Since being built in 1912, the porch had never been screened. But as it turned out, the screening made the porch usable year round, even during mosquito season, which is usually six to nine months a year.

It also made it safer for the grandchildren to play up here. 

And sleepwalkers. One summer some forty-five or fifty years ago, in fact it was either 1963 right before we left for Japan or 1966 right after we returned from Japan, Linda and I were here with Malinda and Joe on Navy leave. We were sleeping upstairs here in Alfred’s bedroom, currently our bedroom, doors and windows open, no air conditioning. I had a strange dream about being on a riverboat, an old fashioned sternwheeler. Asleep, I got out of bed and walked out onto the porch here. This was decades before we had it screened, and I walked over to the east side, put my foot up on the bannister railing and, seeing that the steamboat had run aground on the riverbank, decided to jump ashore.
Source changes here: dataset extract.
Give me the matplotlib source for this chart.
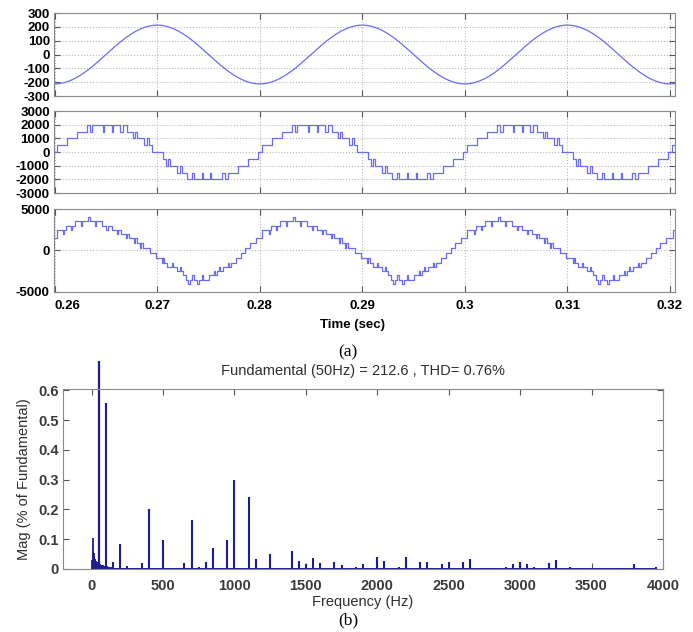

I woke from sleep to find myself about to leap from the second floor porch into the yard below. 

So the screening is a good thing for all sorts of reasons.

Right after my father died I started making up for the years I’d had no time off, leaving Apalachicola after dinner in the rectory Sunday noon and coming home to Panama City to help mama, and so she wouldn’t be alone all the time. Stay here Monday and Tuesday, returning to Apalachicola on Wednesday morning. Besides doing any work on the house, cutting the grass and whatever, it was good time for sermon thought and preparation as well. And it was peaceful, nobody knocking at the door wanting groceries. Plus, Kristen was here, living with her mom in our house next door. She was very little, and because her mom was working every day, I got to take Kristen on as my very own. She often went back to Apalachicola with me too, so I had her all the time. Happy, happy years.  

In 2004, Hurricane Ivan swept through here and toppled our enormous ancient Hickory tree, tearing out parts of the upstairs and downstairs screens, so they were replaced with better looking and better quality material. 


Every spring and fall, this screened upstairs front porch, looking out across St. Andrews Bay, is a fine place for breakfast and writing. Nine years after being rebuilt it still looks pretty decent. I’m hoping it lasts through my life time. I’m hoping Linda and I do too.